→ EXERCISE GOAL: Transcribe the material verbatim in full; the pictures do not belong in the copy.

[begin GIVEN DATA]

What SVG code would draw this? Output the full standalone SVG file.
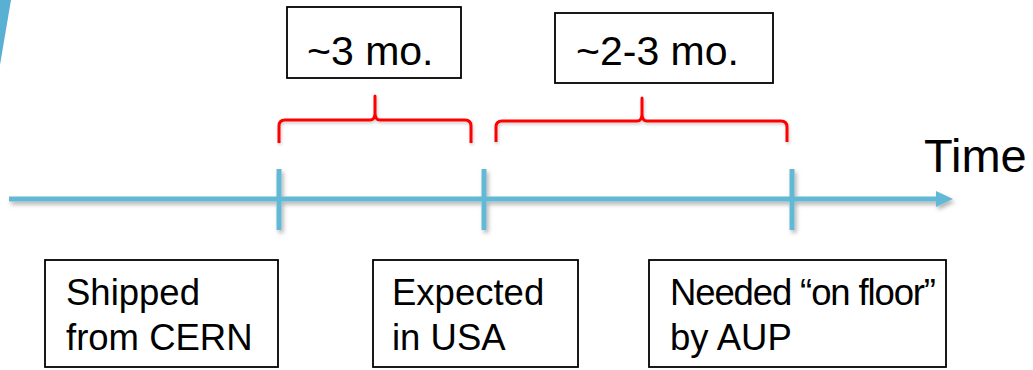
<svg xmlns="http://www.w3.org/2000/svg" width="1033" height="370" viewBox="0 0 1033 370">
<style>
.box{fill:#fff;stroke:#000;stroke-width:1.8}
.lbl{font-family:"Liberation Sans",Arial,sans-serif;fill:#000}
.top{font-size:41px}
.bot{font-size:36.5px}
.axis{stroke:#62B9D6;stroke-width:5;fill:none}
.brace{stroke:#FF0000;stroke-width:3;fill:none;stroke-linecap:butt;stroke-linejoin:round}
</style>
<defs>
<filter id="sh" x="-10%" y="-50%" width="120%" height="200%">
<feDropShadow dx="2" dy="3" stdDeviation="2" flood-color="#000" flood-opacity="0.3"/>
</filter>
<filter id="shr" x="-10%" y="-50%" width="120%" height="200%">
<feDropShadow dx="1" dy="2" stdDeviation="1.5" flood-color="#000" flood-opacity="0.2"/>
</filter>
</defs>
<polygon points="0,0 11,0 0,65" fill="#5AB0D2"/>
<g id="connectors">
<g filter="url(#sh)">
<line class="axis" x1="9" y1="199" x2="938" y2="199"/>
<polygon points="936,191 953,199 936,207" fill="#62B9D6"/>
<line class="axis" x1="279" y1="169" x2="279" y2="230"/>
<line class="axis" x1="484" y1="169" x2="484" y2="230"/>
<line class="axis" x1="792" y1="169" x2="792" y2="230"/>
</g>
<g filter="url(#shr)">
<path class="brace" d="M279,143 V126 Q279,120 285,120 H370 Q375,120 375,113 V96 V113 Q375,120 380,120 H465 Q471,120 471,126 V143"/>
<path class="brace" d="M496,142 V127 Q496,121 502,121 H637 Q642,121 642,114 V98 V114 Q642,121 647,121 H781 Q787,121 787,127 V142"/>
</g>
</g>
<g id="time"><text class="lbl" x="924" y="172" font-size="47px">Time</text></g>
<g id="dur1"><rect class="box" x="287" y="7" width="174" height="71"/><text class="lbl top" x="307" y="65">~3 mo.</text></g>
<g id="dur2"><rect class="box" x="555" y="13" width="218" height="70"/><text class="lbl top" x="576" y="65">~2-3 mo.</text></g>
<g id="shipped"><rect class="box" x="45" y="260" width="233" height="107"/><text class="lbl bot" x="66" y="305">Shipped</text><text class="lbl bot" x="66" y="350">from CERN</text></g>
<g id="expected"><rect class="box" x="373" y="260" width="205" height="107"/><text class="lbl bot" x="392" y="305">Expected</text><text class="lbl bot" x="392" y="350">in USA</text></g>
<g id="needed"><rect class="box" x="649" y="260" width="297" height="107"/><text class="lbl bot" x="670" y="305" textLength="266" lengthAdjust="spacing">Needed “on floor”</text><text class="lbl bot" x="670" y="350">by AUP</text></g>
</svg>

[end GIVEN DATA]

→ OUTPUT FOR THIS EXERCISE:
What SVG code would draw this? Output the full standalone SVG file.
<svg xmlns="http://www.w3.org/2000/svg" width="1033" height="370" viewBox="0 0 1033 370">
<style>
.box{fill:#fff;stroke:#000;stroke-width:1.8}
.lbl{font-family:"Liberation Sans",Arial,sans-serif;fill:#000}
.top{font-size:41px}
.bot{font-size:36.5px}
.axis{stroke:#62B9D6;stroke-width:5;fill:none}
.brace{stroke:#FF0000;stroke-width:3;fill:none;stroke-linecap:butt;stroke-linejoin:round}
</style>
<defs>
<filter id="sh" x="-10%" y="-50%" width="120%" height="200%">
<feDropShadow dx="2" dy="3" stdDeviation="2" flood-color="#000" flood-opacity="0.3"/>
</filter>
<filter id="shr" x="-10%" y="-50%" width="120%" height="200%">
<feDropShadow dx="1" dy="2" stdDeviation="1.5" flood-color="#000" flood-opacity="0.2"/>
</filter>
</defs>
<polygon points="0,0 11,0 0,65" fill="#5AB0D2"/>
<g id="connectors">
<g filter="url(#sh)">
<line class="axis" x1="9" y1="199" x2="938" y2="199"/>
<polygon points="936,191 953,199 936,207" fill="#62B9D6"/>
<line class="axis" x1="279" y1="169" x2="279" y2="230"/>
<line class="axis" x1="484" y1="169" x2="484" y2="230"/>
<line class="axis" x1="792" y1="169" x2="792" y2="230"/>
</g>
<g filter="url(#shr)">
<path class="brace" d="M279,143 V126 Q279,120 285,120 H370 Q375,120 375,113 V96 V113 Q375,120 380,120 H465 Q471,120 471,126 V143"/>
<path class="brace" d="M496,142 V127 Q496,121 502,121 H637 Q642,121 642,114 V98 V114 Q642,121 647,121 H781 Q787,121 787,127 V142"/>
</g>
</g>
<g id="time"><text class="lbl" x="924" y="172" font-size="47px">Time</text></g>
<g id="dur1"><rect class="box" x="287" y="7" width="174" height="71"/><text class="lbl top" x="307" y="65">~3 mo.</text></g>
<g id="dur2"><rect class="box" x="555" y="13" width="218" height="70"/><text class="lbl top" x="576" y="65">~2-3 mo.</text></g>
<g id="shipped"><rect class="box" x="45" y="260" width="233" height="107"/><text class="lbl bot" x="66" y="305">Shipped</text><text class="lbl bot" x="66" y="350">from CERN</text></g>
<g id="expected"><rect class="box" x="373" y="260" width="205" height="107"/><text class="lbl bot" x="392" y="305">Expected</text><text class="lbl bot" x="392" y="350">in USA</text></g>
<g id="needed"><rect class="box" x="649" y="260" width="297" height="107"/><text class="lbl bot" x="670" y="305" textLength="266" lengthAdjust="spacing">Needed “on floor”</text><text class="lbl bot" x="670" y="350">by AUP</text></g>
</svg>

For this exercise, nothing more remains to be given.